Plotting an indirect route out of a predictable decline
There was an interesting post on LinkedIn recently by Jay McBain, chief analyst for Channels, Partnerships & Ecosystems at Omdia, concerning a “controversial prediction” he made in 2018 (does anyone remember anything that far back?) that the overall percentage of sales through the channel would decrease each year.
According to McBain: “I even lost some industry friends over it!” I have to admit my first thought on reading that sentence was “maybe those friends ought to get out more” as his prediction didn’t really seem worth falling out over. And my second thought was, well, I didn’t really have one because the first thought seemed all anyone needed to say on the matter.
Anyway, returning to McBain’s post, he noted of his prediction that “it ended up being 100% correct – not only for the past decade, but likely the next decade as well”.
According to an Omdia chart mapping indirect sales by percentage, they declined from over 78% In 2016 to a projected figure of just over 66% in 2026. On the face of it, that doesn’t appear to be good news for the channel but it’s not necessarily as bad as it looks.
McBain claims the prediction was easy to make because areas of the industry that were growing the fastest, such as hyperscalers and SaaS companies, had a much higher percentage of direct business than previous categories.
Unfortunately, the AI era seems set to continue, if not accelerate, that process. As McBain points out, Nvidia has a very small number of large customers who have committed hundreds of billions to build data centres. We are not talking about insignificant sums going to direct sales here when you consider, as I noted back in October that without data centres, US GDP growth was 0.1% in the first half of 2025, according to Harvard economist Jason Furman and Nvidia CEO Jensen Huang told a company town hall meeting in November that “the only thing standing between America and recession is us”.
With continued growth in hyperscalers and SaaS companies, McBain believes the industry has “a recipe for long-term decline in resell”.
It’s usually around this point in any gloomy direct versus indirect story that services comes riding to the rescue as the great growth saviour for channel partners. The good news is that, once again, it makes an appearance. McBain highlights the strong growth of digital marketplaces as one of the factors helping the indirect part of the market.

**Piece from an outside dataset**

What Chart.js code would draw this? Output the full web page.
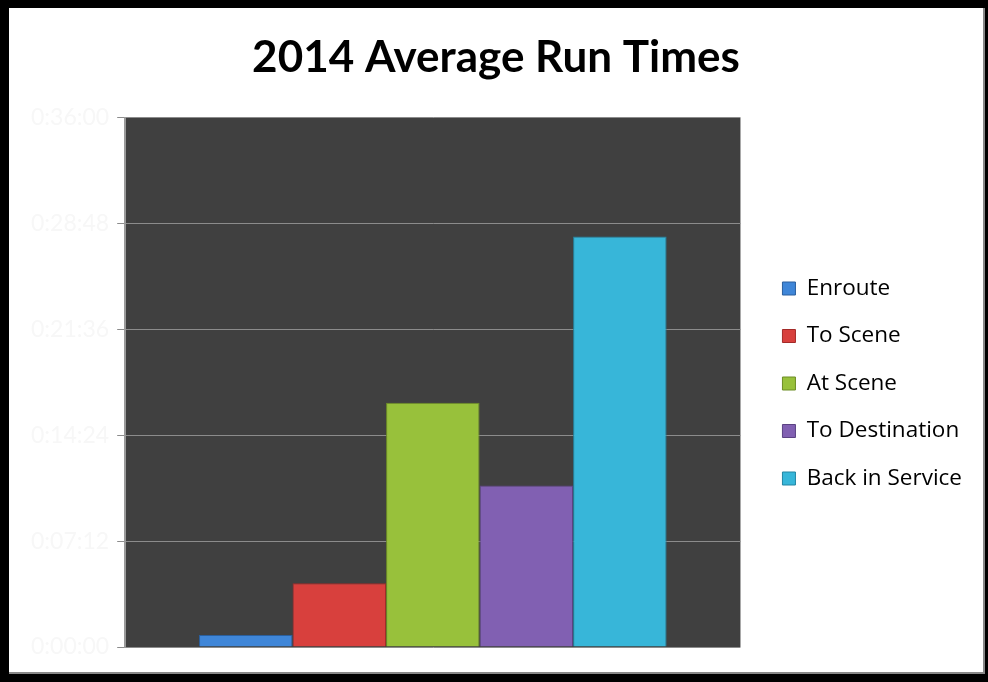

“We are predicting $163 billion in marketplace sales by 2030 for ISVs and partner-led services that will show up on the books as indirect sales,” he writes. In addition, partner-led services are outgrowing many of the product categories they are attached to. “Tech services have been growing over the past decade at 8.1% CAGR and could bump into double-digits in 2026,” McBain notes, adding: “The channel is so much more than a cash register – especially as two-thirds of our industry has morphed into subscription/consumption models.”
So there’s the good news. Not that it’s particularly unexpected. After all, the industry has spent quite a few years talking about the shift from reselling to services and from a transaction model to recurring revenues and it looks like that’s where the channel is heading at last. Perhaps if there is a surprise, it’s that it’s taken quite some time to get here.
Of course, if anything were to go awry with the vast sums being spent with Nvidia by a very small number of very large customers to power their AI data centres, the decline could be very steep very quickly. Ironically, the share of indirect for overall sales might go up in such a scenario.